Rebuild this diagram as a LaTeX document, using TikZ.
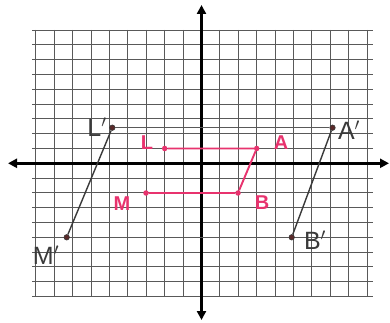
\documentclass[tikz,border=0pt]{standalone}
\usepackage{fontspec}
\setmainfont{Liberation Sans}
\usetikzlibrary{arrows.meta}
\definecolor{pinkink}{HTML}{E8336E}
\definecolor{darkink}{HTML}{3A3A3A}
\definecolor{dotink}{HTML}{5A2A2A}
\tikzset{
  gridline/.style={line width=0.85pt, draw=black!65},
  axisline/.style={line width=2.4pt, draw=black, {Triangle[length=9pt,width=9pt]}-{Triangle[length=9pt,width=9pt]}},
  pinkdot/.style={circle, fill=pinkink, inner sep=0pt, minimum size=5.5pt},
  darkdot/.style={circle, fill=dotink, draw=darkink, line width=0.6pt, inner sep=0pt, minimum size=5.5pt},
  pinkside/.style={line width=1.9pt, draw=pinkink},
  slantside/.style={line width=1.4pt, draw=darkink},
  flatside/.style={line width=1.1pt, draw=black!65},
  pinklabel/.style={text=pinkink, font=\bfseries\fontsize{20}{20}\selectfont, inner sep=0pt},
  darklabel/.style={text=darkink, font=\fontsize{25}{25}\selectfont, inner sep=0pt},
}
\begin{document}
\begin{tikzpicture}[x=1pt,y=-1pt]
\useasboundingbox (0,0) rectangle (390,323);
\fill[white] (0,0) rectangle (390,323);
% grid
\foreach \k in {-9,...,-1,1,2,...,9}{
  \draw[gridline] ({201.5+18.4*\k},30) -- ({201.5+18.4*\k},297);
}
\foreach \k in {-9,...,-1,1,2,...,9}{
  \draw[gridline] (32,{163.3-14.8*\k}) -- (373,{163.3-14.8*\k});
}
% axes
\coordinate (xl) at (8,163.3);
\coordinate (xr) at (389,163.3);
\coordinate (yt) at (201.5,5);
\coordinate (yb) at (201.5,320);
\draw[axisline] (xl) -- (xr);
\draw[axisline] (yb) -- (yt);
% original figure
\node[pinkdot] (L) at (164.7,148.5) {};
\node[pinkdot] (A) at (256.7,148.5) {};
\node[pinkdot] (B) at (238,193) {};
\node[pinkdot] (M) at (146,193) {};
\draw[pinkside] (L) -- (A) -- (B) -- (M) -- cycle;
% image
\node[darkdot] (Lp) at (112.3,127.7) {};
\node[darkdot] (Ap) at (332.5,127.7) {};
\node[darkdot] (Bp) at (291.7,237.3) {};
\node[darkdot] (Mp) at (66.7,237.3) {};
\draw[flatside] (Lp) -- (Ap);
\draw[flatside] (Mp) -- (Bp);
\draw[slantside] (Lp) -- (Mp);
\draw[slantside] (Ap) -- (Bp);
% labels
\node[pinklabel] (tL) at (147,143) {L};
\node[pinklabel] (tA) at (281,143) {A};
\node[pinklabel] (tM) at (122,204) {M};
\node[pinklabel] (tB) at (262,203) {B};
\node[darklabel] (tLp) at (97,127) {L$'$};
\node[darklabel] (tAp) at (349,130) {A$'$};
\node[darklabel] (tMp) at (46,255) {M$'$};
\node[darklabel] (tBp) at (315,240) {B$'$};
\end{tikzpicture}
\end{document}
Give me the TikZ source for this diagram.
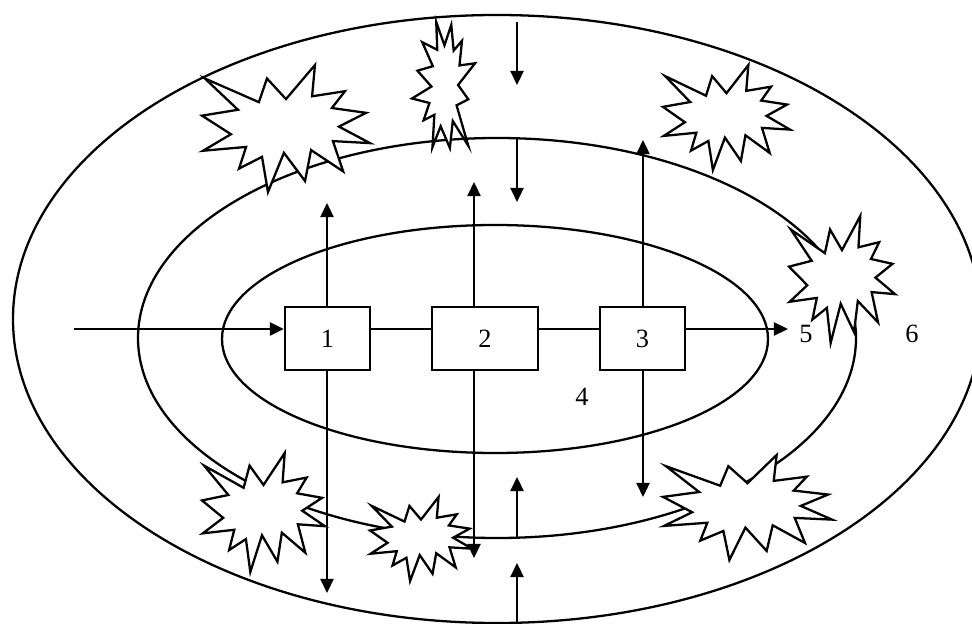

AIM.
Leave out the pictures and output the rest of the material exactly as written.

SOLUTION FOR THIS PROBLEM.
Rebuild this diagram as a LaTeX document, using TikZ.
\documentclass[tikz,border=0pt]{standalone}
\usepackage{fontspec}
\setmainfont{Liberation Sans}
\usetikzlibrary{arrows.meta}
\definecolor{pinkink}{HTML}{E8336E}
\definecolor{darkink}{HTML}{3A3A3A}
\definecolor{dotink}{HTML}{5A2A2A}
\tikzset{
  gridline/.style={line width=0.85pt, draw=black!65},
  axisline/.style={line width=2.4pt, draw=black, {Triangle[length=9pt,width=9pt]}-{Triangle[length=9pt,width=9pt]}},
  pinkdot/.style={circle, fill=pinkink, inner sep=0pt, minimum size=5.5pt},
  darkdot/.style={circle, fill=dotink, draw=darkink, line width=0.6pt, inner sep=0pt, minimum size=5.5pt},
  pinkside/.style={line width=1.9pt, draw=pinkink},
  slantside/.style={line width=1.4pt, draw=darkink},
  flatside/.style={line width=1.1pt, draw=black!65},
  pinklabel/.style={text=pinkink, font=\bfseries\fontsize{20}{20}\selectfont, inner sep=0pt},
  darklabel/.style={text=darkink, font=\fontsize{25}{25}\selectfont, inner sep=0pt},
}
\begin{document}
\begin{tikzpicture}[x=1pt,y=-1pt]
\useasboundingbox (0,0) rectangle (390,323);
\fill[white] (0,0) rectangle (390,323);
% grid
\foreach \k in {-9,...,-1,1,2,...,9}{
  \draw[gridline] ({201.5+18.4*\k},30) -- ({201.5+18.4*\k},297);
}
\foreach \k in {-9,...,-1,1,2,...,9}{
  \draw[gridline] (32,{163.3-14.8*\k}) -- (373,{163.3-14.8*\k});
}
% axes
\coordinate (xl) at (8,163.3);
\coordinate (xr) at (389,163.3);
\coordinate (yt) at (201.5,5);
\coordinate (yb) at (201.5,320);
\draw[axisline] (xl) -- (xr);
\draw[axisline] (yb) -- (yt);
% original figure
\node[pinkdot] (L) at (164.7,148.5) {};
\node[pinkdot] (A) at (256.7,148.5) {};
\node[pinkdot] (B) at (238,193) {};
\node[pinkdot] (M) at (146,193) {};
\draw[pinkside] (L) -- (A) -- (B) -- (M) -- cycle;
% image
\node[darkdot] (Lp) at (112.3,127.7) {};
\node[darkdot] (Ap) at (332.5,127.7) {};
\node[darkdot] (Bp) at (291.7,237.3) {};
\node[darkdot] (Mp) at (66.7,237.3) {};
\draw[flatside] (Lp) -- (Ap);
\draw[flatside] (Mp) -- (Bp);
\draw[slantside] (Lp) -- (Mp);
\draw[slantside] (Ap) -- (Bp);
% labels
\node[pinklabel] (tL) at (147,143) {L};
\node[pinklabel] (tA) at (281,143) {A};
\node[pinklabel] (tM) at (122,204) {M};
\node[pinklabel] (tB) at (262,203) {B};
\node[darklabel] (tLp) at (97,127) {L$'$};
\node[darklabel] (tAp) at (349,130) {A$'$};
\node[darklabel] (tMp) at (46,255) {M$'$};
\node[darklabel] (tBp) at (315,240) {B$'$};
\end{tikzpicture}
\end{document}
Give me the TikZ source for this diagram.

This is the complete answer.